Could The Future Of Urban Farming Be Found Inside Of An Old Shipping Container?
Think Progress, February 4, 2016. Image credit: Freight Farms
Freight Farms cofounder Brad McNamara first got the idea for creating farms in shipping containers while working in rooftop farm consulting throughout Boston as a graduate student. McNamara was trying to figure out ways to make rooftop hydroponic farming more efficient — but realized the potential for highly-efficient local farming spread well beyond Boston’s rooftops.
“One of the big issues we saw when we were looking at greenhouses and rooftop space was that every project is a unique custom piece of equipment and a very complex system,” McNamara told ThinkProgress. Despite a wealth of research describing the ideal conditions for growing crops in hydroponic systems — systems that use nutrient-rich water instead of soil — McNamara and his partner were having a hard time figuring out how to make those conditions replicable regardless of a farm’s location.

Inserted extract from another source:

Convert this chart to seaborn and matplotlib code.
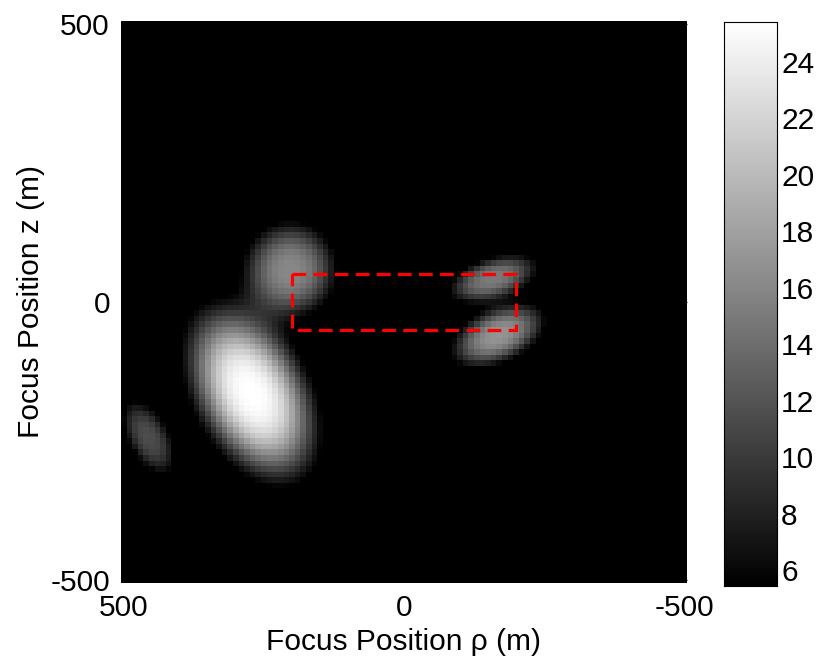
import numpy as np
import pandas as pd
import matplotlib
matplotlib.use("Agg")
import matplotlib.pyplot as plt
from matplotlib.patches import Rectangle
import seaborn as sns

# focus grid (m)
rho = np.arange(500, -501, -10)
z = np.arange(500, -501, -10)

# bright spots: centre, peak, spread along/across, tilt (deg)
blob_rho = [272, 203, 456, -159, -168]
blob_z = [-164, 58, -243, 42, -60]
blob_peak = [25.4, 16.0, 11.4, 15.0, 17.0]
blob_major = [122, 66, 62, 64, 68]
blob_minor = [72, 64, 31, 29, 37]
blob_angle = [63, 90, 62, 162, 155]
blob_shape = 1.4   # flat-topped spots

# suspected target area
box_rho = [-200, 200]
box_z = [-50, 50]

vmin, vmax = 5.45, 25.4
cbar_ticks = list(range(6, 25, 2))


def spotMap(rho, z):
    R, Z = np.meshgrid(rho, z)
    out = np.zeros_like(R, dtype=float)
    for r0, z0, p, a, b, ang in zip(blob_rho, blob_z, blob_peak, blob_major, blob_minor, blob_angle):
        t = np.deg2rad(ang)
        u = (R - r0) * np.cos(t) + (Z - z0) * np.sin(t)
        v = -(R - r0) * np.sin(t) + (Z - z0) * np.cos(t)
        out += p * np.exp(-0.5 * ((u / a) ** 2 + (v / b) ** 2) ** blob_shape)
    return out


def colPos(r):
    return (rho[0] - r) / 10 + 0.5


def rowPos(zz):
    return (z[0] - zz) / 10 + 0.5


df = pd.DataFrame(spotMap(rho, z), index=z, columns=rho)

sns.set_style("white")
plt.rcParams['font.family'] = ['Liberation Sans', 'DejaVu Sans']
plt.rcParams['font.size'] = 21.5
plt.rcParams['text.color'] = 'black'
plt.rcParams['axes.labelcolor'] = 'black'
plt.rcParams['xtick.color'] = 'black'
plt.rcParams['ytick.color'] = 'black'

W, H = 819, 665
fig = plt.figure(figsize=(W / 100, H / 100), dpi=100)
ax = fig.add_axes([121 / W, (H - 583) / H, (687 - 121) / W, (583 - 21) / H])
cax = fig.add_axes([724 / W, (H - 586) / H, (777 - 724) / W, (586 - 22) / H])

sns.heatmap(df, ax=ax, cmap="gray", vmin=vmin, vmax=vmax, cbar_ax=cax,
            xticklabels=False, yticklabels=False)

ax.set_xticks([colPos(500), colPos(0), colPos(-500)])
ax.set_xticklabels(['500', '0', '-500'])
ax.set_yticks([rowPos(500), rowPos(0), rowPos(-500)])
ax.set_yticklabels(['500', '0', '-500'])
ax.tick_params(direction='in', length=5, top=True, right=True, colors='black',
               labelcolor='black', labelsize=21.5, pad=8, labelrotation=0)
ax.set_xlabel('Focus Position \u03c1 (m)', fontsize=21.5, labelpad=4, color='black')
ax.set_ylabel('Focus Position z (m)', fontsize=21.5, labelpad=4, color='black')

x0, x1 = colPos(box_rho[1]), colPos(box_rho[0])
y0, y1 = rowPos(box_z[1]), rowPos(box_z[0])
ax.add_patch(Rectangle((x0, y0), x1 - x0, y1 - y0, fill=False, edgecolor='red',
                       linewidth=2.3, linestyle=(0, (4.3, 2.3))))

cax.set_yticks(cbar_ticks)
cax.set_yticklabels([str(t) for t in cbar_ticks])
cax.tick_params(direction='in', length=5, left=True, right=True, colors='black',
                labelcolor='black', labelsize=21.5, pad=3)
for s in cax.spines.values():
    s.set_visible(True)
    s.set_color('black')

fig.savefig('out.png', dpi=100)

Maximizing the efficiency of a Freight Farms unit — and thereby reducing the amount of energy and water required to grow crops throughout the system — has been a priority for McNamara since the company began. Right now, McNamara said, a single unit uses around 10 gallons of water per day, and between 30,000 to 35,000 kilowatt hours of energy per year. While the water footprint is fairly small — the average American shower uses about two gallons of water a minute — the energy footprint is three times the electricity used annually by an average American home.

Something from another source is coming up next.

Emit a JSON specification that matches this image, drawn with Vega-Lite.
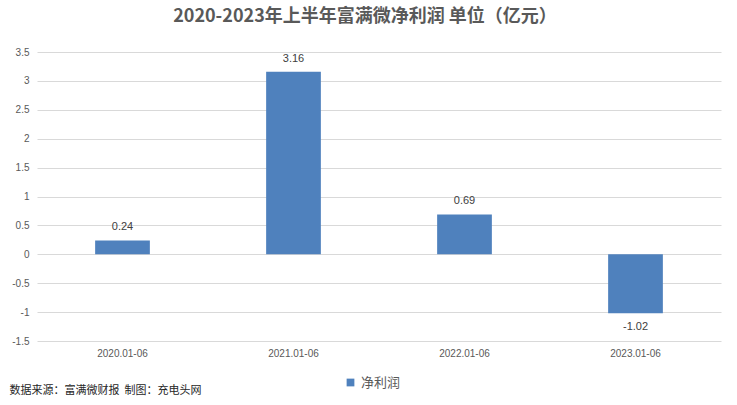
{
  "$schema": "https://vega.github.io/schema/vega-lite/v6.json",
  "autosize": "none",
  "width": 684,
  "height": 289,
  "padding": {"left": 37, "top": 52, "right": 16, "bottom": 64},
  "background": "white",
  "title": {
    "text": "2020-2023年上半年富满微净利润 单位（亿元）",
    "font": "Noto Sans CJK SC",
    "fontSize": 18,
    "fontWeight": "bold",
    "color": "#595959",
    "anchor": "middle",
    "dx": -14,
    "offset": 21
  },
  "data": {
    "values": [
      {"period": "2020.01-06", "series": "净利润", "profit": 0.24},
      {"period": "2021.01-06", "series": "净利润", "profit": 3.16},
      {"period": "2022.01-06", "series": "净利润", "profit": 0.69},
      {"period": "2023.01-06", "series": "净利润", "profit": -1.02}
    ]
  },
  "encoding": {
    "x": {
      "field": "period",
      "type": "nominal",
      "scale": {"paddingInner": 0.68, "paddingOuter": 0.34},
      "axis": {
        "labelAngle": 0,
        "domain": false,
        "ticks": false,
        "labelPadding": 7,
        "labelFontSize": 10,
        "labelFont": "Liberation Sans",
        "labelColor": "#595959",
        "title": "数据来源：富满微财报\u00a0\u00a0制图：充电头网",
        "titleFont": "Noto Sans CJK SC",
        "titleFontSize": 11,
        "titleFontWeight": "normal",
        "titleColor": "#262626",
        "titleAnchor": "start",
        "titleAlign": "left",
        "titleBaseline": "alphabetic",
        "titleX": -28,
        "titleY": 52
      }
    },
    "y": {
      "field": "profit",
      "type": "quantitative",
      "scale": {"domain": [-1.5, 3.5], "nice": false},
      "axis": {
        "values": [-1.5, -1, -0.5, 0, 0.5, 1, 1.5, 2, 2.5, 3, 3.5],
        "format": ".1~f",
        "domain": false,
        "ticks": false,
        "labelPadding": 8,
        "labelFontSize": 10,
        "labelFont": "Liberation Sans",
        "labelColor": "#595959",
        "gridColor": "#d9d9d9",
        "title": null
      }
    }
  },
  "layer": [
    {
      "mark": {"type": "bar"},
      "encoding": {
        "color": {
          "field": "series",
          "type": "nominal",
          "scale": {"range": ["#4f81bd"]},
          "legend": {
            "title": null,
            "orient": "none",
            "legendX": 307,
            "legendY": 324,
            "symbolType": "square",
            "symbolSize": 60,
            "labelFont": "Noto Sans CJK SC",
            "labelFontSize": 13,
            "labelColor": "#595959"
          }
        }
      }
    },
    {
      "transform": [{"filter": "datum.profit >= 0"}],
      "mark": {"type": "text", "dy": -13, "fontSize": 11, "font": "Liberation Sans", "color": "#404040"},
      "encoding": {"text": {"field": "profit", "type": "quantitative", "format": ".2f"}}
    },
    {
      "transform": [{"filter": "datum.profit < 0"}],
      "mark": {"type": "text", "dy": 14, "fontSize": 11, "font": "Liberation Sans", "color": "#404040"},
      "encoding": {"text": {"field": "profit", "type": "quantitative", "format": ".2f"}}
    }
  ],
  "config": {
    "view": {"stroke": null},
    "locale": {
      "number": {
        "decimal": ".",
        "thousands": ",",
        "grouping": [3],
        "currency": ["", ""],
        "minus": "-"
      }
    }
  }
}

Freight Farms units are still at the mercy of the grid — a farmer typically can’t choose whether the energy needed to power the unit comes from a low-carbon option like wind or solar, or from a carbon-polluting option like coal. But McNamara has been working on making the units themselves more energy efficient — between 2014 and 2015, Freight Farms worked to increase the system’s efficiency by 30 percent. They didn’t quite get there, topping out at a 26 percent increase in efficiency, but McNamara remains committed to the idea of streamlining the system as much as possible. That means including things like external monitors that can sense the outside temperature and use small, low-energy fans to pump cold or warm air into the container, which can lower or raise the temperature inside the container without using much energy.